No, it's falling off the waggon at 9.45 on a Monday morning in Lancaster Wetherspoons. I lasted twelve days.
It's Kitty's birthday tomorrow so a few days ago I tentatively suggested I could be around in Lancaster, whilst knowing that my presence might not be welcome and that The Injunction would mean I'm not allowed at Wendy's. She wasn't keen and said she was too busy and tired to be doing anything. I decided to come up anyway. I told Fitbit I'd be here, who was more enthusiastic and kept checking to see if I was still coming.
I found a bargain place to stay for £15. It was in this little terraced house near Kirsty's. The front window was crowded with cheap coloured vases, dozens of them, lambent even in Lancaster's resentfully granted light. In my room in the attic, he had an open drawer for his shell collection, sectioned in little open boxes. They were gathered together in a taxonomy of "mere" physical resemblance. I liked that he privileged visual similarity over any other kind of classification, and it was a long pleasure to pore over them.
Fitbit was in the company of three women: a friend with whom she'd recently been reconciled after calling her a fat bitch, her mother, and the latter's best friend.
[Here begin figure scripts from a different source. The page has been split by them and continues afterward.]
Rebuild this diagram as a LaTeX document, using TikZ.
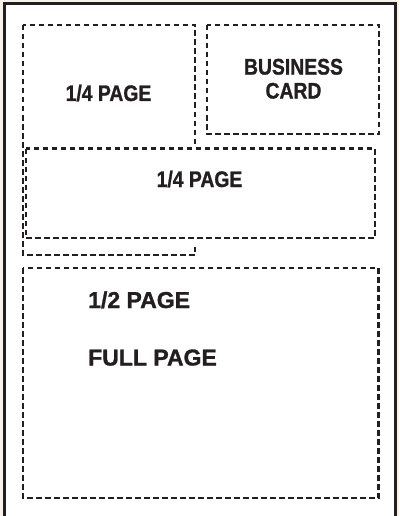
\documentclass[tikz,border=0pt]{standalone}
\usepackage{fontspec}
\setmainfont{Liberation Sans}[BoldFeatures={FakeBold=1.2}]
\newcommand{\narrowtxt}[1]{\scalebox{0.86}[1]{#1}}
\definecolor{ink}{RGB}{35,31,32}
\definecolor{paper}{RGB}{247,241,236}
\tikzset{ad/.style = {draw=ink, line width=2.2pt, dash pattern=on 5.5pt off 3.5pt},
           cl/.style = {inner sep=0pt, text=ink, font=\bfseries\fontsize{22.5}{24}\selectfont},
           wl/.style = {inner sep=0pt, text=ink, font=\bfseries\fontsize{23}{24}\selectfont}}

\begin{document}
\begin{tikzpicture}[x=1pt, y=-1pt]
    \useasboundingbox (0,0) rectangle (399,516);
    \fill[paper] (0,0) rectangle (399,516);
    \draw[ink, line width=3pt, fill=white] (4,4) rectangle (395.5,519);
    % ad boxes
    \draw[ad] (23,25) rectangle (195,255);
    \draw[ad] (207,25) rectangle (379,134);
    \fill[white] (24.8,143.5) rectangle (376,242.5);
    \draw[ad] (25.8,148.5) rectangle (375,238);
    \draw[ad] (23,268) rectangle (378.5,498);
    % labels
    \node[cl, anchor=base] (qa) at (108.5,101) {\narrowtxt{1/4 PAGE}};
    \node[cl, align=center] (bc) at (293.5,78.8) {\narrowtxt{BUSINESS}\\\narrowtxt{CARD}};
    \node[cl, anchor=base] (qb) at (199.5,187) {\narrowtxt{1/4 PAGE}};
    \node[wl, anchor=base west] (hp) at (88,308) {1/2 PAGE};
    \node[wl, anchor=base west] (fp) at (88,365.5) {FULL PAGE};
\end{tikzpicture}
\end{document}
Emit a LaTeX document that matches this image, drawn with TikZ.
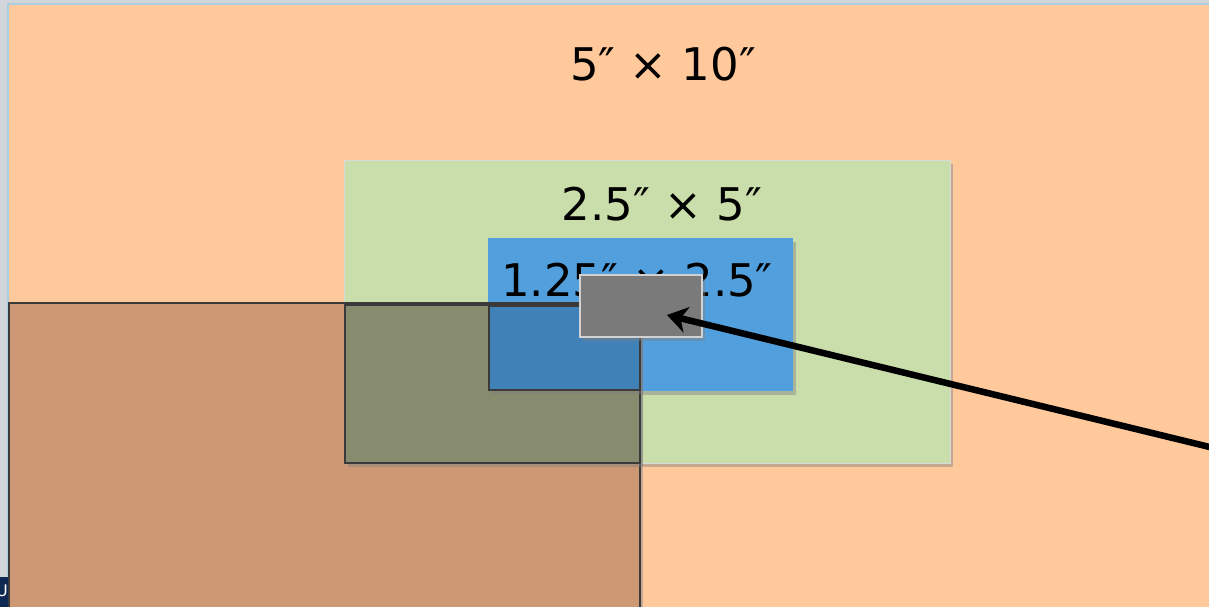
\documentclass[tikz,border=0pt]{standalone}
\usepackage{fontspec}
\setmainfont{DejaVu Sans}
\usetikzlibrary{shadows,arrows.meta}
\definecolor{bgc}{HTML}{D2D6DA}
\definecolor{orangec}{HTML}{FFC99C}
\definecolor{greenc}{HTML}{C9DEAA}
\definecolor{bluec}{HTML}{51A0DD}
\definecolor{brownc}{HTML}{CE9875}
\definecolor{olivec}{HTML}{878C6F}
\definecolor{dbluec}{HTML}{4082B8}
\definecolor{grayc}{HTML}{7A7A7A}
\definecolor{navyc}{HTML}{0E2A52}
\definecolor{edgec}{HTML}{3A3A3A}
\tikzset{
  shad/.style={drop shadow={opacity=0.45, shadow xshift=2.5pt, shadow yshift=-3.5pt}},
  label/.style={font=\fontsize{45}{48}\selectfont, inner sep=0pt},
  darkbox/.style={draw=edgec, line width=2.2pt, shad},
}
\begin{document}
\begin{tikzpicture}[x=1pt,y=-1pt]
\useasboundingbox (0,0) rectangle (1209,607);
\fill[bgc] (0,0) rectangle (1209,607);
% orange background
\path[fill=orangec, draw=cyan!25!bgc, line width=1.4pt] (8,4) rectangle (1215,615);
\node[inner sep=0pt] (orange) at (608,305) {};
% green
\path[fill=greenc, draw=black!15, line width=0.8pt, shad] (344,160) rectangle (950,463);
\node[inner sep=0pt] (green) at (647,311) {};
% blue
\path[fill=bluec, shad] (488,238) rectangle (793,391);
\node[inner sep=0pt] (blue) at (640,314) {};
% labels
\node[label] (t1) at (663,64) {5″ × 10″};
\node[label] (t2) at (662,204) {2.5″ × 5″};
\node[label] (t3) at (637,280) {1.25″ × 2.5″};
% brown
\path[fill=brownc, darkbox] (9,303) rectangle (640,610);
% olive
\path[fill=olivec, darkbox] (345,305) rectangle (640,463);
% dark blue
\path[fill=dbluec, darkbox] (489,306) rectangle (640,390);
% grey
\path[fill=grayc, draw=black!18, line width=1.6pt, shad] (580,275) rectangle (702,337);
\node[inner sep=0pt] (grey) at (641,306) {};
% navy corner
\begin{scope}
\clip (0,577) rectangle (8,607);
\fill[navyc] (0,577) rectangle (8,607);
\node[text=white, font=\fontsize{16}{18}\selectfont, anchor=west, inner sep=0pt] at (-4,591) {U};
\end{scope}
% arrow
\coordinate (tip) at (667,315);
\coordinate (tail) at (1222,450);
\draw[line width=6.5pt, -{Stealth[length=20pt,width=26pt,inset=6pt]}, shad] (tail) -- (tip);
\end{tikzpicture}
\end{document}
It was Fitbit's birthday last week, and I'd sent her a card with two common garden birds on it with the words "nice tits" printed on it. I love the way that her shirts fall and rise over her tits.
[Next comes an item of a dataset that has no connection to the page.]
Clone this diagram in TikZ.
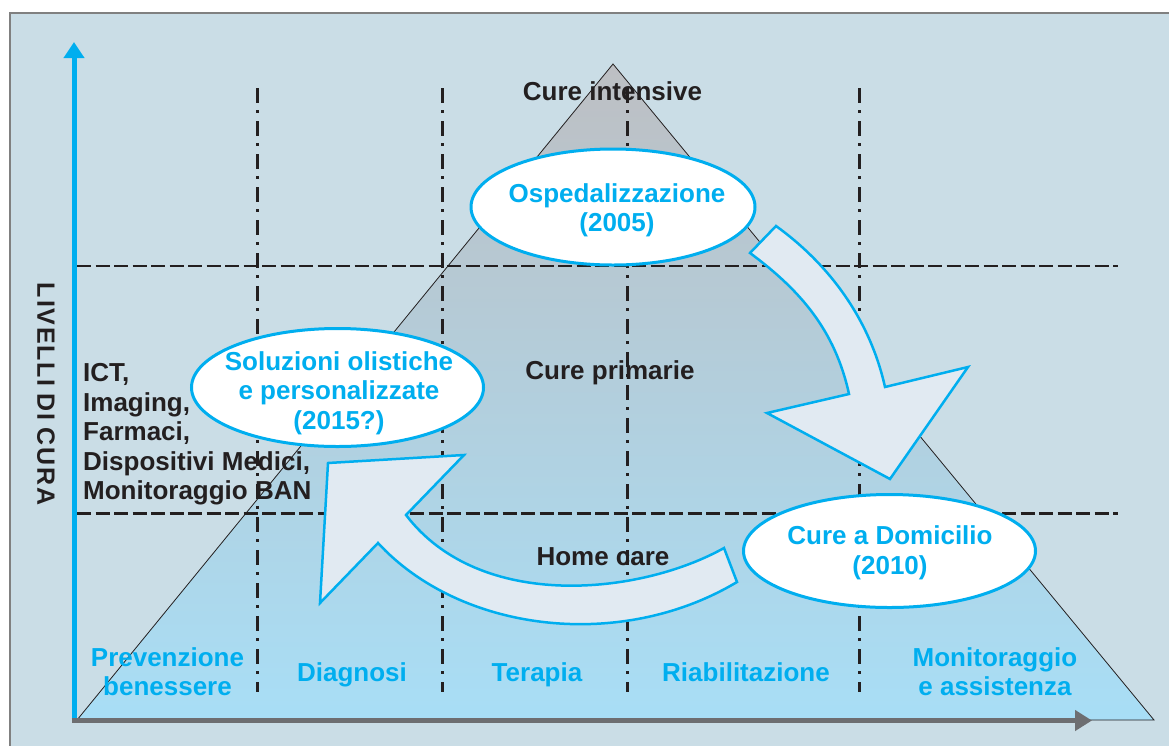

"Your card!" she said, looking at me with faked displeasure. "Yeah, well, you're a common bird, so obviously I thought of you straight away. And you have got lovely tits." She slapped me on the arm, a dissembling show of offence.
We went to another pub -- the roughest, it's alleged, but watery tame in even regional competition. A bloke I vaguely know from Lancaster pub life kept leaning over and shaking my hand in that overstated demonstration of closeness peculiar to the uneducated working classes. Me and the old bird got up and danced and got snogging. I liked it, and I liked that no-one in the pub gave a fuck.
Today I came up to Middlesbrough to see my mum. Middlesborough is the socially warmest place I have ever been to. You make the slightest effort and you're in; you don't make an effort, and they wonder why you're not trying.
My mum makes me laugh. We often visit the same topic, our impure, darkened bloodline. I knew that one of my uncles was called "The Nigger", ("well, we never meant anything by it, just that he was dark") but I didn't know until tonight that my grandma's sister was nicknamed Inky.